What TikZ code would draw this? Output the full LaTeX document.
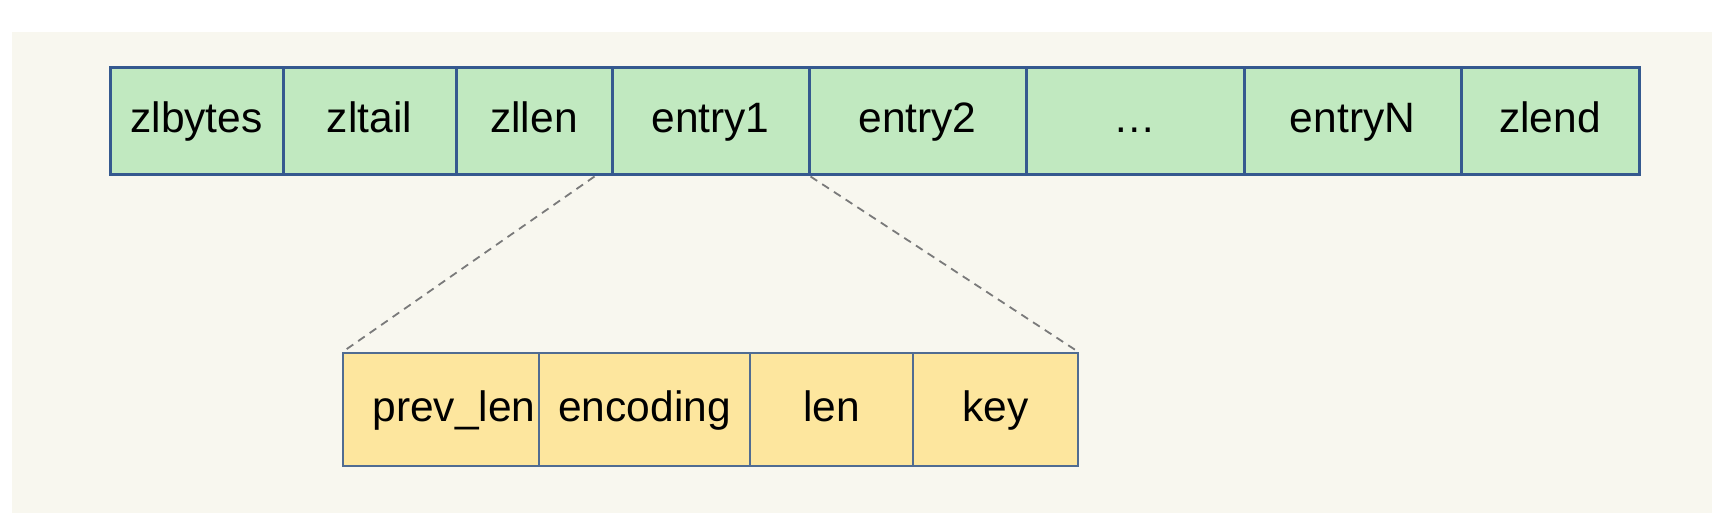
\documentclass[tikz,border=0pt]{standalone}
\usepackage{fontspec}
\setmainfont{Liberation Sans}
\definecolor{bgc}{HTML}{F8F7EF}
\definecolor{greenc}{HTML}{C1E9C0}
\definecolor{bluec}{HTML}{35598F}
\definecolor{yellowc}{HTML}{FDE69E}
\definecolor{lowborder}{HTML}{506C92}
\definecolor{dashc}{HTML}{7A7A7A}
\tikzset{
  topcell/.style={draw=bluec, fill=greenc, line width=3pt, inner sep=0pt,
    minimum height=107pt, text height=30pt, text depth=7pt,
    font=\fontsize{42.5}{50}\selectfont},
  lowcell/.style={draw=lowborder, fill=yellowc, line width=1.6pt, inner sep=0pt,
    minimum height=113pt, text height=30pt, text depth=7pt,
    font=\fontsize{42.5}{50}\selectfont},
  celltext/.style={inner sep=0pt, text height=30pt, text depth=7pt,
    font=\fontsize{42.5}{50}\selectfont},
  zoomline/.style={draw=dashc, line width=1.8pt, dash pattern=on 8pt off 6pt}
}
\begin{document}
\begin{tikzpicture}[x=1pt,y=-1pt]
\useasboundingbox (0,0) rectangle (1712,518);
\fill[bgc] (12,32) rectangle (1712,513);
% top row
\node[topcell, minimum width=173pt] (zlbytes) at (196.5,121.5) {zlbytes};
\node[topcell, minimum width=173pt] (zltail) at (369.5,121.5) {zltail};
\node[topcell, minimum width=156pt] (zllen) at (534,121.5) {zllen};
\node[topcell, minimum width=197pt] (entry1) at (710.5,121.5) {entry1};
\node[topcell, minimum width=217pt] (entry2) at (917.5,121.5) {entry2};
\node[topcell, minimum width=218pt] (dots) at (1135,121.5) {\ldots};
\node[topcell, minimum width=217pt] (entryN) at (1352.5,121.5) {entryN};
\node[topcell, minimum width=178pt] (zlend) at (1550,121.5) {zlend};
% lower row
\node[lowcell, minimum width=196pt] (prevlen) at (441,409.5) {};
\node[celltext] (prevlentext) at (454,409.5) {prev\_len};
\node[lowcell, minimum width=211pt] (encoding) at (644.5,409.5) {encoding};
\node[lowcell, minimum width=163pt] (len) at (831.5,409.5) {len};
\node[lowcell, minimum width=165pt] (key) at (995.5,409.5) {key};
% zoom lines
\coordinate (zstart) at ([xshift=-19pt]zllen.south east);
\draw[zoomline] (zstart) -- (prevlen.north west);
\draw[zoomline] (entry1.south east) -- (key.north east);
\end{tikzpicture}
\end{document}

━━━━━━━━

● **REQUEST**
Repeat the listing above exactly, with no pictures.

● **THE SOLUTION**
What TikZ code would draw this? Output the full LaTeX document.
\documentclass[tikz,border=0pt]{standalone}
\usepackage{fontspec}
\setmainfont{Liberation Sans}
\definecolor{bgc}{HTML}{F8F7EF}
\definecolor{greenc}{HTML}{C1E9C0}
\definecolor{bluec}{HTML}{35598F}
\definecolor{yellowc}{HTML}{FDE69E}
\definecolor{lowborder}{HTML}{506C92}
\definecolor{dashc}{HTML}{7A7A7A}
\tikzset{
  topcell/.style={draw=bluec, fill=greenc, line width=3pt, inner sep=0pt,
    minimum height=107pt, text height=30pt, text depth=7pt,
    font=\fontsize{42.5}{50}\selectfont},
  lowcell/.style={draw=lowborder, fill=yellowc, line width=1.6pt, inner sep=0pt,
    minimum height=113pt, text height=30pt, text depth=7pt,
    font=\fontsize{42.5}{50}\selectfont},
  celltext/.style={inner sep=0pt, text height=30pt, text depth=7pt,
    font=\fontsize{42.5}{50}\selectfont},
  zoomline/.style={draw=dashc, line width=1.8pt, dash pattern=on 8pt off 6pt}
}
\begin{document}
\begin{tikzpicture}[x=1pt,y=-1pt]
\useasboundingbox (0,0) rectangle (1712,518);
\fill[bgc] (12,32) rectangle (1712,513);
% top row
\node[topcell, minimum width=173pt] (zlbytes) at (196.5,121.5) {zlbytes};
\node[topcell, minimum width=173pt] (zltail) at (369.5,121.5) {zltail};
\node[topcell, minimum width=156pt] (zllen) at (534,121.5) {zllen};
\node[topcell, minimum width=197pt] (entry1) at (710.5,121.5) {entry1};
\node[topcell, minimum width=217pt] (entry2) at (917.5,121.5) {entry2};
\node[topcell, minimum width=218pt] (dots) at (1135,121.5) {\ldots};
\node[topcell, minimum width=217pt] (entryN) at (1352.5,121.5) {entryN};
\node[topcell, minimum width=178pt] (zlend) at (1550,121.5) {zlend};
% lower row
\node[lowcell, minimum width=196pt] (prevlen) at (441,409.5) {};
\node[celltext] (prevlentext) at (454,409.5) {prev\_len};
\node[lowcell, minimum width=211pt] (encoding) at (644.5,409.5) {encoding};
\node[lowcell, minimum width=163pt] (len) at (831.5,409.5) {len};
\node[lowcell, minimum width=165pt] (key) at (995.5,409.5) {key};
% zoom lines
\coordinate (zstart) at ([xshift=-19pt]zllen.south east);
\draw[zoomline] (zstart) -- (prevlen.north west);
\draw[zoomline] (entry1.south east) -- (key.north east);
\end{tikzpicture}
\end{document}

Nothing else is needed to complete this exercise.